Problem details: Below is a listing to transcribe in full and exactly; keep the pictures out.

Material provided:
[start]

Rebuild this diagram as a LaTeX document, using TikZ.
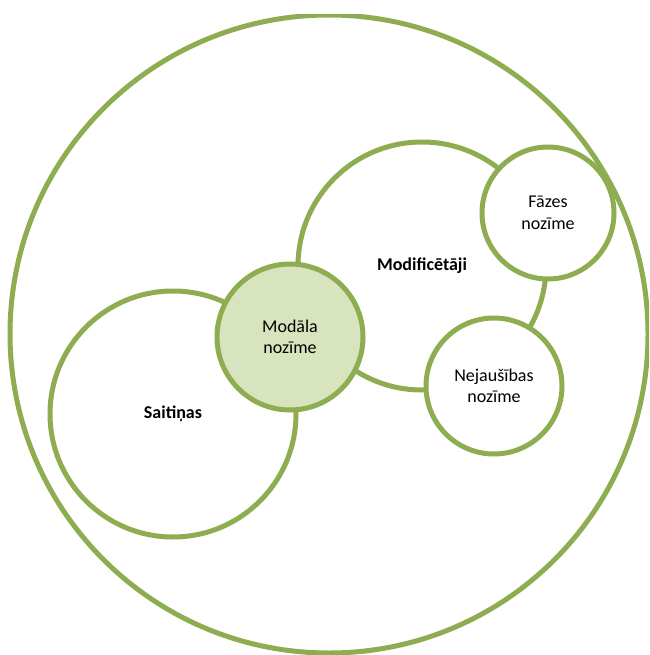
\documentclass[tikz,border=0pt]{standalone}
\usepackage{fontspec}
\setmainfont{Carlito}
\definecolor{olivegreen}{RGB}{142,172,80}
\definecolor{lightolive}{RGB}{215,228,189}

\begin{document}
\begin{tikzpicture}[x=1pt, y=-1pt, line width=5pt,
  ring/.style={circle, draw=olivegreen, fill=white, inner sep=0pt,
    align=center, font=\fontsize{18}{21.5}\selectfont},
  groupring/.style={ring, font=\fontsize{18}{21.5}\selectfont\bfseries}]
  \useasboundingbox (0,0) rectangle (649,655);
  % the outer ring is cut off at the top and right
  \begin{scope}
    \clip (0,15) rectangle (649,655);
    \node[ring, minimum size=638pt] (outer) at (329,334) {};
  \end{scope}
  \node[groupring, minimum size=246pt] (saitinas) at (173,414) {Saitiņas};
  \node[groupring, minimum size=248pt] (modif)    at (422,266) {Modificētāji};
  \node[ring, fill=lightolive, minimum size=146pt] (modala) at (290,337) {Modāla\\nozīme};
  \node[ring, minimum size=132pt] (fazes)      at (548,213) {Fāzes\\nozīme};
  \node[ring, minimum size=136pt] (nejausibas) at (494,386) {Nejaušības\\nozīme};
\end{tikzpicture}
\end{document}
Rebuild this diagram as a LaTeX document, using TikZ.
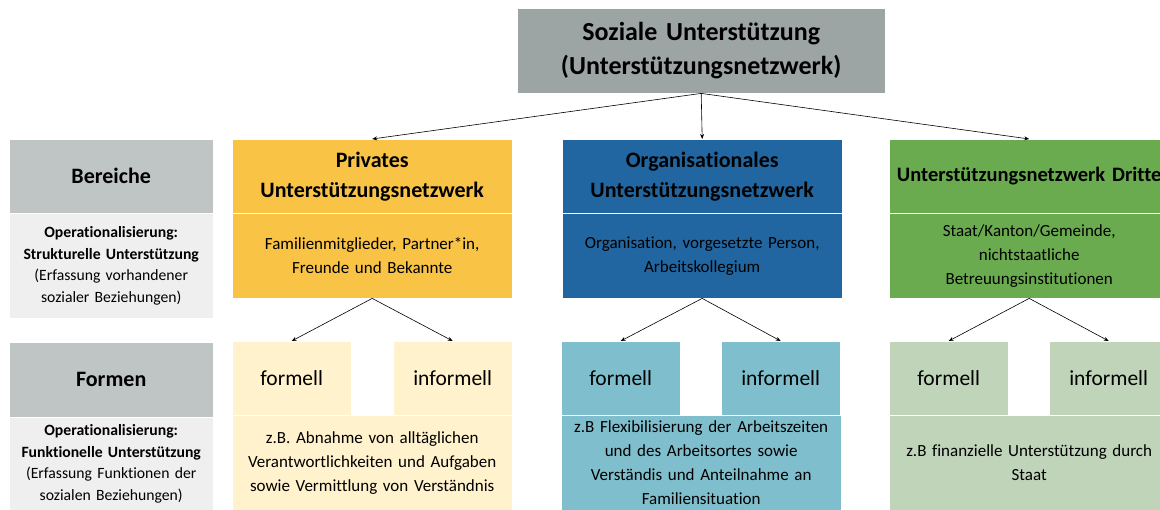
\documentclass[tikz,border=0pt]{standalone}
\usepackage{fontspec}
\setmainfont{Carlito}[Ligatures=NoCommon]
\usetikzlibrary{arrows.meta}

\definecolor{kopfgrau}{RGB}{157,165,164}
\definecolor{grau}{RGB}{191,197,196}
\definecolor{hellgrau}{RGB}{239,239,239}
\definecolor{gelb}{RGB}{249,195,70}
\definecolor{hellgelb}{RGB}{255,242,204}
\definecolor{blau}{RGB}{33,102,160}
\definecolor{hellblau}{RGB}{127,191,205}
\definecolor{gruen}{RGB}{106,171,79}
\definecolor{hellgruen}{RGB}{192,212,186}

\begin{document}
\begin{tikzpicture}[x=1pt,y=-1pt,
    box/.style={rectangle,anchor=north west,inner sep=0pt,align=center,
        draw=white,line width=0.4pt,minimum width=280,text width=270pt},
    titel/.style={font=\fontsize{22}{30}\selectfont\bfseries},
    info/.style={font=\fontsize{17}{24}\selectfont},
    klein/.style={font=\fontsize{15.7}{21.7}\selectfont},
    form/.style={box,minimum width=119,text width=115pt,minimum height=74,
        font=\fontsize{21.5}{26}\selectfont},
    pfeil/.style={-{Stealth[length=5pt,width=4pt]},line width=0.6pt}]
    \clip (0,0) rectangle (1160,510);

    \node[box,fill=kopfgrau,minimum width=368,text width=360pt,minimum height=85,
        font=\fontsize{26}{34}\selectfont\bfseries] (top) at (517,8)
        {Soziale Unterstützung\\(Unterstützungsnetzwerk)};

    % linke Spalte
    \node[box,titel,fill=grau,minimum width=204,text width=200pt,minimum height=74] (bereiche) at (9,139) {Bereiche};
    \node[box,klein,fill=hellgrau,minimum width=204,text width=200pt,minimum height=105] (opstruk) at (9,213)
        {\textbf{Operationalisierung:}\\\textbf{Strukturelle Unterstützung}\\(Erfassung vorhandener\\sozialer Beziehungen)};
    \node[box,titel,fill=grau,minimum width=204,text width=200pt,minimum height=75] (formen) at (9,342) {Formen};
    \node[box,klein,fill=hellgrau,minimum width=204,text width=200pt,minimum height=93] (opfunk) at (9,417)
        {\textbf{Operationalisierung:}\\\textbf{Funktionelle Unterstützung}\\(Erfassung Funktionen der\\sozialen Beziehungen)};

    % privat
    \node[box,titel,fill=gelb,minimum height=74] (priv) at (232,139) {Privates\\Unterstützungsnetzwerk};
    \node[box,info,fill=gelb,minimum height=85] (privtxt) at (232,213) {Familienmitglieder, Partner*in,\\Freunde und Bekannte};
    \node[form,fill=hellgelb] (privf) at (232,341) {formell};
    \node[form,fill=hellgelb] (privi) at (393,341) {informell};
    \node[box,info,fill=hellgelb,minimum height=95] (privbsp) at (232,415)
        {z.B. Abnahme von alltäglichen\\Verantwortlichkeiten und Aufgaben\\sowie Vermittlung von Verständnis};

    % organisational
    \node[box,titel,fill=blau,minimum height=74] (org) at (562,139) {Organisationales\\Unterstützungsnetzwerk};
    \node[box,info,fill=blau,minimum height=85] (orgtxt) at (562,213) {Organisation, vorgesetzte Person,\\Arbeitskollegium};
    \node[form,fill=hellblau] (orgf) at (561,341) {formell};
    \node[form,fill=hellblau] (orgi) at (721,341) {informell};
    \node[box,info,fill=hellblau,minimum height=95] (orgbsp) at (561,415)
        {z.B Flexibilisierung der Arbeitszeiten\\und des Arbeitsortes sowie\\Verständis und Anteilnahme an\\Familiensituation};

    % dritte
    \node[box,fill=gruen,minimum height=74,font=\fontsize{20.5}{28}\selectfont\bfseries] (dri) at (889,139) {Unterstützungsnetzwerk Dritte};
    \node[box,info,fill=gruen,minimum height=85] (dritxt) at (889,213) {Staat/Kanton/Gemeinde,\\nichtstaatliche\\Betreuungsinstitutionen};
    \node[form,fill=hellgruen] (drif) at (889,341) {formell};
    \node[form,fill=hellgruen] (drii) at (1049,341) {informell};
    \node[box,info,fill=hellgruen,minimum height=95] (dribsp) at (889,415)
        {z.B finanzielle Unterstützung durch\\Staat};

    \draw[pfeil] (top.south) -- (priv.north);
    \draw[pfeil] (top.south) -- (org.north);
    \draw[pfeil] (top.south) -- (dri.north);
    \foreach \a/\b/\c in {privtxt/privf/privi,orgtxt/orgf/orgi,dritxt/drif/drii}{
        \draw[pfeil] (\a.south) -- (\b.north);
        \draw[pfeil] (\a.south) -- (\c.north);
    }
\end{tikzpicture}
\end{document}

[end]

Full response:
Rebuild this diagram as a LaTeX document, using TikZ.
\documentclass[tikz,border=0pt]{standalone}
\usepackage{fontspec}
\setmainfont{Carlito}
\definecolor{olivegreen}{RGB}{142,172,80}
\definecolor{lightolive}{RGB}{215,228,189}

\begin{document}
\begin{tikzpicture}[x=1pt, y=-1pt, line width=5pt,
  ring/.style={circle, draw=olivegreen, fill=white, inner sep=0pt,
    align=center, font=\fontsize{18}{21.5}\selectfont},
  groupring/.style={ring, font=\fontsize{18}{21.5}\selectfont\bfseries}]
  \useasboundingbox (0,0) rectangle (649,655);
  % the outer ring is cut off at the top and right
  \begin{scope}
    \clip (0,15) rectangle (649,655);
    \node[ring, minimum size=638pt] (outer) at (329,334) {};
  \end{scope}
  \node[groupring, minimum size=246pt] (saitinas) at (173,414) {Saitiņas};
  \node[groupring, minimum size=248pt] (modif)    at (422,266) {Modificētāji};
  \node[ring, fill=lightolive, minimum size=146pt] (modala) at (290,337) {Modāla\\nozīme};
  \node[ring, minimum size=132pt] (fazes)      at (548,213) {Fāzes\\nozīme};
  \node[ring, minimum size=136pt] (nejausibas) at (494,386) {Nejaušības\\nozīme};
\end{tikzpicture}
\end{document}
Rebuild this diagram as a LaTeX document, using TikZ.
\documentclass[tikz,border=0pt]{standalone}
\usepackage{fontspec}
\setmainfont{Carlito}[Ligatures=NoCommon]
\usetikzlibrary{arrows.meta}

\definecolor{kopfgrau}{RGB}{157,165,164}
\definecolor{grau}{RGB}{191,197,196}
\definecolor{hellgrau}{RGB}{239,239,239}
\definecolor{gelb}{RGB}{249,195,70}
\definecolor{hellgelb}{RGB}{255,242,204}
\definecolor{blau}{RGB}{33,102,160}
\definecolor{hellblau}{RGB}{127,191,205}
\definecolor{gruen}{RGB}{106,171,79}
\definecolor{hellgruen}{RGB}{192,212,186}

\begin{document}
\begin{tikzpicture}[x=1pt,y=-1pt,
    box/.style={rectangle,anchor=north west,inner sep=0pt,align=center,
        draw=white,line width=0.4pt,minimum width=280,text width=270pt},
    titel/.style={font=\fontsize{22}{30}\selectfont\bfseries},
    info/.style={font=\fontsize{17}{24}\selectfont},
    klein/.style={font=\fontsize{15.7}{21.7}\selectfont},
    form/.style={box,minimum width=119,text width=115pt,minimum height=74,
        font=\fontsize{21.5}{26}\selectfont},
    pfeil/.style={-{Stealth[length=5pt,width=4pt]},line width=0.6pt}]
    \clip (0,0) rectangle (1160,510);

    \node[box,fill=kopfgrau,minimum width=368,text width=360pt,minimum height=85,
        font=\fontsize{26}{34}\selectfont\bfseries] (top) at (517,8)
        {Soziale Unterstützung\\(Unterstützungsnetzwerk)};

    % linke Spalte
    \node[box,titel,fill=grau,minimum width=204,text width=200pt,minimum height=74] (bereiche) at (9,139) {Bereiche};
    \node[box,klein,fill=hellgrau,minimum width=204,text width=200pt,minimum height=105] (opstruk) at (9,213)
        {\textbf{Operationalisierung:}\\\textbf{Strukturelle Unterstützung}\\(Erfassung vorhandener\\sozialer Beziehungen)};
    \node[box,titel,fill=grau,minimum width=204,text width=200pt,minimum height=75] (formen) at (9,342) {Formen};
    \node[box,klein,fill=hellgrau,minimum width=204,text width=200pt,minimum height=93] (opfunk) at (9,417)
        {\textbf{Operationalisierung:}\\\textbf{Funktionelle Unterstützung}\\(Erfassung Funktionen der\\sozialen Beziehungen)};

    % privat
    \node[box,titel,fill=gelb,minimum height=74] (priv) at (232,139) {Privates\\Unterstützungsnetzwerk};
    \node[box,info,fill=gelb,minimum height=85] (privtxt) at (232,213) {Familienmitglieder, Partner*in,\\Freunde und Bekannte};
    \node[form,fill=hellgelb] (privf) at (232,341) {formell};
    \node[form,fill=hellgelb] (privi) at (393,341) {informell};
    \node[box,info,fill=hellgelb,minimum height=95] (privbsp) at (232,415)
        {z.B. Abnahme von alltäglichen\\Verantwortlichkeiten und Aufgaben\\sowie Vermittlung von Verständnis};

    % organisational
    \node[box,titel,fill=blau,minimum height=74] (org) at (562,139) {Organisationales\\Unterstützungsnetzwerk};
    \node[box,info,fill=blau,minimum height=85] (orgtxt) at (562,213) {Organisation, vorgesetzte Person,\\Arbeitskollegium};
    \node[form,fill=hellblau] (orgf) at (561,341) {formell};
    \node[form,fill=hellblau] (orgi) at (721,341) {informell};
    \node[box,info,fill=hellblau,minimum height=95] (orgbsp) at (561,415)
        {z.B Flexibilisierung der Arbeitszeiten\\und des Arbeitsortes sowie\\Verständis und Anteilnahme an\\Familiensituation};

    % dritte
    \node[box,fill=gruen,minimum height=74,font=\fontsize{20.5}{28}\selectfont\bfseries] (dri) at (889,139) {Unterstützungsnetzwerk Dritte};
    \node[box,info,fill=gruen,minimum height=85] (dritxt) at (889,213) {Staat/Kanton/Gemeinde,\\nichtstaatliche\\Betreuungsinstitutionen};
    \node[form,fill=hellgruen] (drif) at (889,341) {formell};
    \node[form,fill=hellgruen] (drii) at (1049,341) {informell};
    \node[box,info,fill=hellgruen,minimum height=95] (dribsp) at (889,415)
        {z.B finanzielle Unterstützung durch\\Staat};

    \draw[pfeil] (top.south) -- (priv.north);
    \draw[pfeil] (top.south) -- (org.north);
    \draw[pfeil] (top.south) -- (dri.north);
    \foreach \a/\b/\c in {privtxt/privf/privi,orgtxt/orgf/orgi,dritxt/drif/drii}{
        \draw[pfeil] (\a.south) -- (\b.north);
        \draw[pfeil] (\a.south) -- (\c.north);
    }
\end{tikzpicture}
\end{document}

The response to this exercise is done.